Does anyone really think Congress meant for a power plant to run its entire lifespan without following the law—just because it might shut down someday? That’s the uncomfortable question at the center of a growing legal fight over Diablo Canyon Nuclear Power Plant, and the challenge The Otter Project and California Coastkeeper Alliance just filed with the State Water Board.
When Congress passed the Clean Water Act more than 50 years ago, it didn’t mince words. Power plants must install technology to minimize marine life mortality when intaking seawater for cooling purposes. That means facilities are required to reduce harm as it occurs—not delay compliance, not substitute payments for prevention, and not promise to fix the damage later. The idea that ongoing ecological harm can be offset at some future date is exactly what the law was designed to prevent.
In February 2026, regulators reissued a permit allowing Diablo Canyon to continue operating without installing technology to reduce marine life mortality. The justification rests on two assumptions: that the plant may retire at some speculative point in the future, and that mitigation payments can offset the environmental harm in the meantime.
This raises a fundamental legal question: can a speculative future event substitute for present compliance with federal law? Under the Clean Water Act, the answer should be no.

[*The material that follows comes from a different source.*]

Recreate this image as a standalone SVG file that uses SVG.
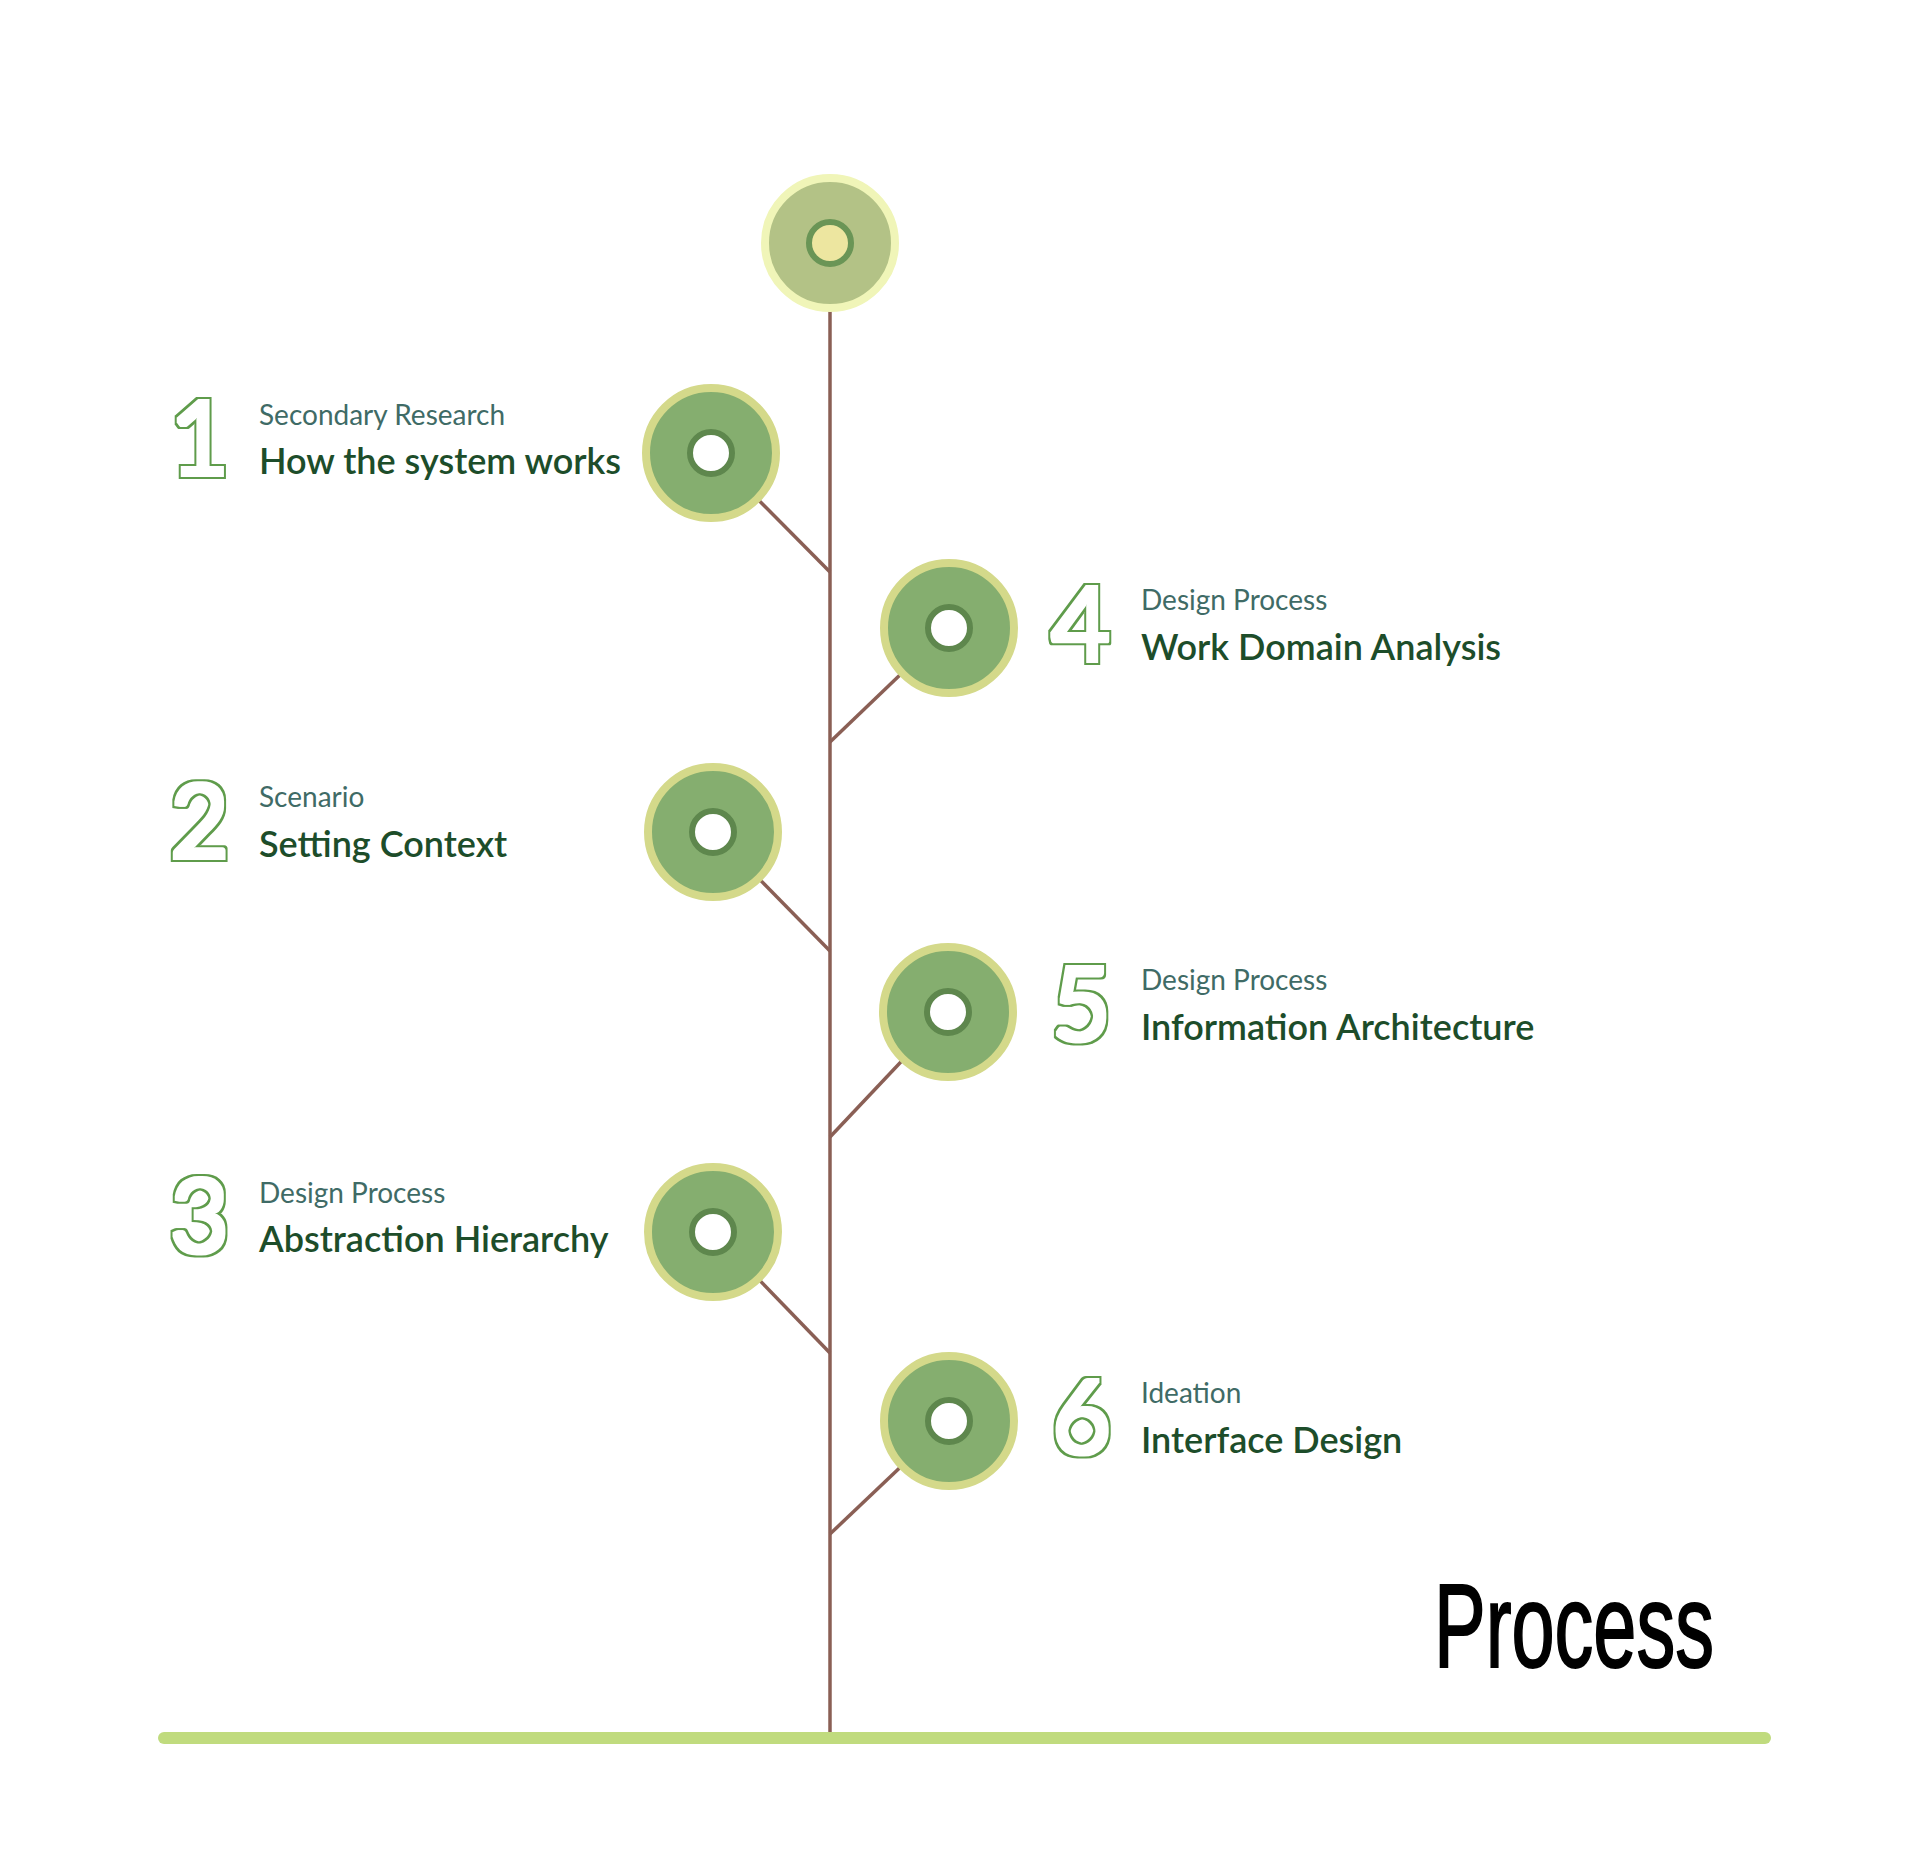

Diablo Canyon, operational since 1985, stands as the single most destructive industrial operation along California’s coastline, pulling in approximately 2.5 billion gallons of seawater every day. In the process, it kills an estimated 1.5 billion marine organisms annually and affects roughly 46 miles of coastline and 93 square miles of ocean habitat. It also discharges massive volumes of heated water back into the marine environment, altering ecosystems and placing additional stress on already vulnerable species, including sea otters and leatherback sea turtles. This is precisely the type of harm the Clean Water Act was enacted to address.
In 2010, California adopted a policy to enforce the Clean Water Act’s requirements, mandating that facilities like Diablo Canyon reduce their ocean water intake by about 93 percent by 2024. That process, however, was never completed.
In 2016, regulators paused their analysis after PG&E announced plans to retire the plant. For years, that planned shutdown served as a stand-in for compliance. Decommissioning became the assumed solution, and PG&E reinforced that expectation through planning efforts and public commitments pointing to a 2025 closure.
But that expectation did not hold. In 2022, California enacted Senate Bill 846, extending Diablo Canyon’s operations to at least 2030, but likely much longer. Instead of requiring installation of technology to reduce environmental harm, the law allowed the plant to continue operating while paying mitigation fees in conflict with federal law.
At the same time, decommissioning efforts slowed significantly. Planning timelines became uncertain, key activities were paused, and PG&E began describing the shutdown schedule as “accordion-like”—expandable or contractable depending on future conditions. What had once been presented as an imminent retirement became something far less certain.
Allowing Diablo Canyon to operate without installing required technology effectively turns the Clean Water Act on its head. Instead of preventing harm, it permits ongoing ecological damage, defers compliance based on uncertain timelines, and substitutes mitigation payments for real, technology-based solutions.
The legal challenge to the permit argues that the Central Coast Regional Water Board violated the Clean Water Act by replacing a clear technology requirement with mitigation and speculation about future shutdowns. It also contends that agencies relied on outdated assumptions without reevaluating changed circumstances, particularly the extension of the plant’s operating life.
The challenge further asserts that there is no evidence showing compliance is infeasible and that SB 846 conflicts with federal law by allowing mitigation in place of required technology. At its core, the case asks whether regulators can indefinitely postpone compliance by pointing to a moving target.
This case is not just about a single facility. If regulators can treat future decommissioning as compliance, it creates a pathway for other plants to avoid installing environmental protections altogether—so long as they promise to shut down eventually.
That outcome would significantly weaken one of the central protections of the Clean Water Act. The Clean Water Act does not say “minimize harm someday.” It says: minimize harm now.